* _Raw data_
....

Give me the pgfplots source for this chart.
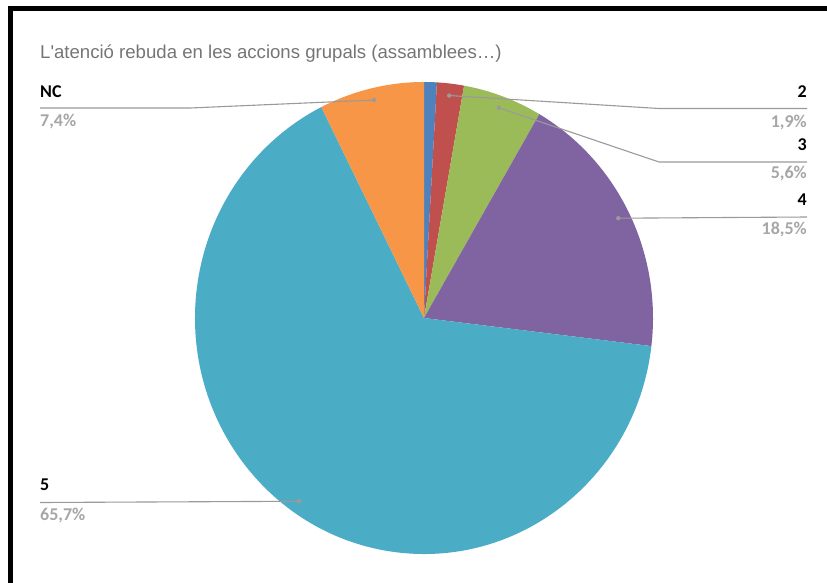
\documentclass[border=0pt]{standalone}
\usepackage{pgfplots}
\pgfplotsset{compat=1.18}
\usepackage{pgfplotstable}
\usepackage{fontspec}
\setmainfont{Carlito}
\newfontfamily\titlefont{Liberation Sans}
\definecolor{c1}{HTML}{4F81BD}
\definecolor{c2}{HTML}{C0504D}
\definecolor{c3}{HTML}{9BBB59}
\definecolor{c4}{HTML}{8064A2}
\definecolor{c5}{HTML}{4BACC6}
\definecolor{c6}{HTML}{F79646}
\definecolor{lblgray}{HTML}{A6A6A6}
\definecolor{linegray}{HTML}{9A9A9A}
\definecolor{titlegray}{HTML}{757575}
\pgfplotstableread{
label value color
1 0.9 c1
2 1.9 c2
3 5.6 c3
4 18.5 c4
5 65.7 c5
NC 7.4 c6
}\piedata
\begin{document}
\begin{tikzpicture}
\path[use as bounding box] (0,0) rectangle (827pt,582pt);
\begin{axis}[at={(0,0)}, anchor=south west, scale only axis,
  width=827pt, height=582pt, xmin=0, xmax=827, ymin=0, ymax=582,
  y dir=reverse, hide axis, clip=false]
\def\cum{0}
\pgfplotsforeachungrouped \i in {0,...,5}{%
  \pgfplotstablegetelem{\i}{value}\of\piedata \let\val\pgfplotsretval
  \pgfplotstablegetelem{\i}{color}\of\piedata \let\col\pgfplotsretval
  \pgfmathsetmacro\sa{90-3.6*\cum}%
  \pgfmathsetmacro\cum{\cum+\val}%
  \pgfmathsetmacro\ea{90-3.6*\cum}%
  \pgfmathsetmacro\ma{(\sa+\ea)/2}%
  \edef\cmd{\noexpand\fill[\col] (axis cs:424,318) -- ++(\sa:229pt and 236pt) arc[start angle=\sa, end angle=\ea, x radius=229pt, y radius=236pt] -- cycle;
  \noexpand\path (axis cs:424,318) ++(\ma:217pt and 224pt) coordinate (p\i);}%
  \cmd
}
% frame
\draw[black, line width=5pt] (axis cs:8,8) -- (axis cs:830,8);
\draw[black, line width=5.5pt] (axis cs:10.5,5.5) -- (axis cs:10.5,585);
% title
\node[anchor=base west, inner sep=0pt, text=titlegray, font=\titlefont\fontsize{18.6}{20}\selectfont] at (axis cs:40,58) {L\textquotesingle atenció rebuda en les accions grupals (assamblees…)};
% leader lines
\draw[linegray, line width=1.1pt] (axis cs:40,108) -- (axis cs:190,108) -- (p5);
\draw[linegray, line width=1.1pt] (axis cs:807,108.5) -- (axis cs:659,108.5) -- (p1);
\draw[linegray, line width=1.1pt] (axis cs:807,162) -- (axis cs:659,162) -- (p2);
\draw[linegray, line width=1.1pt] (axis cs:807,217) -- (p3);
\draw[linegray, line width=1.1pt] (axis cs:40,502.5) -- (p4);
\fill[linegray] (p1) circle (2.2pt);
\fill[linegray] (p2) circle (2.2pt);
\fill[linegray] (p3) circle (2.2pt);
\fill[linegray] (p4) circle (2.2pt);
\fill[linegray] (p5) circle (2.2pt);
% labels
\tikzset{lab/.style={inner sep=0pt, font=\fontsize{18}{20}\selectfont\bfseries}}
\node[lab, anchor=base west] at (axis cs:40,97) {NC};
\node[lab, anchor=base west, text=lblgray] at (axis cs:40,126) {7,4\%};
\node[lab, anchor=base east] at (axis cs:807,97) {2};
\node[lab, anchor=base east, text=lblgray] at (axis cs:807,127) {1,9\%};
\node[lab, anchor=base east] at (axis cs:807,150) {3};
\node[lab, anchor=base east, text=lblgray] at (axis cs:807,178) {5,6\%};
\node[lab, anchor=base east] at (axis cs:807,205) {4};
\node[lab, anchor=base east, text=lblgray] at (axis cs:807,234) {18,5\%};
\node[lab, anchor=base west] at (axis cs:40,490) {5};
\node[lab, anchor=base west, text=lblgray] at (axis cs:40,520) {65,7\%};
\end{axis}
\end{tikzpicture}
\end{document}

....

* _Directive_
Skipping the pictures, transcribe each line above exactly as it appears.

* _Correct output_
Give me the pgfplots source for this chart.
\documentclass[border=0pt]{standalone}
\usepackage{pgfplots}
\pgfplotsset{compat=1.18}
\usepackage{pgfplotstable}
\usepackage{fontspec}
\setmainfont{Carlito}
\newfontfamily\titlefont{Liberation Sans}
\definecolor{c1}{HTML}{4F81BD}
\definecolor{c2}{HTML}{C0504D}
\definecolor{c3}{HTML}{9BBB59}
\definecolor{c4}{HTML}{8064A2}
\definecolor{c5}{HTML}{4BACC6}
\definecolor{c6}{HTML}{F79646}
\definecolor{lblgray}{HTML}{A6A6A6}
\definecolor{linegray}{HTML}{9A9A9A}
\definecolor{titlegray}{HTML}{757575}
\pgfplotstableread{
label value color
1 0.9 c1
2 1.9 c2
3 5.6 c3
4 18.5 c4
5 65.7 c5
NC 7.4 c6
}\piedata
\begin{document}
\begin{tikzpicture}
\path[use as bounding box] (0,0) rectangle (827pt,582pt);
\begin{axis}[at={(0,0)}, anchor=south west, scale only axis,
  width=827pt, height=582pt, xmin=0, xmax=827, ymin=0, ymax=582,
  y dir=reverse, hide axis, clip=false]
\def\cum{0}
\pgfplotsforeachungrouped \i in {0,...,5}{%
  \pgfplotstablegetelem{\i}{value}\of\piedata \let\val\pgfplotsretval
  \pgfplotstablegetelem{\i}{color}\of\piedata \let\col\pgfplotsretval
  \pgfmathsetmacro\sa{90-3.6*\cum}%
  \pgfmathsetmacro\cum{\cum+\val}%
  \pgfmathsetmacro\ea{90-3.6*\cum}%
  \pgfmathsetmacro\ma{(\sa+\ea)/2}%
  \edef\cmd{\noexpand\fill[\col] (axis cs:424,318) -- ++(\sa:229pt and 236pt) arc[start angle=\sa, end angle=\ea, x radius=229pt, y radius=236pt] -- cycle;
  \noexpand\path (axis cs:424,318) ++(\ma:217pt and 224pt) coordinate (p\i);}%
  \cmd
}
% frame
\draw[black, line width=5pt] (axis cs:8,8) -- (axis cs:830,8);
\draw[black, line width=5.5pt] (axis cs:10.5,5.5) -- (axis cs:10.5,585);
% title
\node[anchor=base west, inner sep=0pt, text=titlegray, font=\titlefont\fontsize{18.6}{20}\selectfont] at (axis cs:40,58) {L\textquotesingle atenció rebuda en les accions grupals (assamblees…)};
% leader lines
\draw[linegray, line width=1.1pt] (axis cs:40,108) -- (axis cs:190,108) -- (p5);
\draw[linegray, line width=1.1pt] (axis cs:807,108.5) -- (axis cs:659,108.5) -- (p1);
\draw[linegray, line width=1.1pt] (axis cs:807,162) -- (axis cs:659,162) -- (p2);
\draw[linegray, line width=1.1pt] (axis cs:807,217) -- (p3);
\draw[linegray, line width=1.1pt] (axis cs:40,502.5) -- (p4);
\fill[linegray] (p1) circle (2.2pt);
\fill[linegray] (p2) circle (2.2pt);
\fill[linegray] (p3) circle (2.2pt);
\fill[linegray] (p4) circle (2.2pt);
\fill[linegray] (p5) circle (2.2pt);
% labels
\tikzset{lab/.style={inner sep=0pt, font=\fontsize{18}{20}\selectfont\bfseries}}
\node[lab, anchor=base west] at (axis cs:40,97) {NC};
\node[lab, anchor=base west, text=lblgray] at (axis cs:40,126) {7,4\%};
\node[lab, anchor=base east] at (axis cs:807,97) {2};
\node[lab, anchor=base east, text=lblgray] at (axis cs:807,127) {1,9\%};
\node[lab, anchor=base east] at (axis cs:807,150) {3};
\node[lab, anchor=base east, text=lblgray] at (axis cs:807,178) {5,6\%};
\node[lab, anchor=base east] at (axis cs:807,205) {4};
\node[lab, anchor=base east, text=lblgray] at (axis cs:807,234) {18,5\%};
\node[lab, anchor=base west] at (axis cs:40,490) {5};
\node[lab, anchor=base west, text=lblgray] at (axis cs:40,520) {65,7\%};
\end{axis}
\end{tikzpicture}
\end{document}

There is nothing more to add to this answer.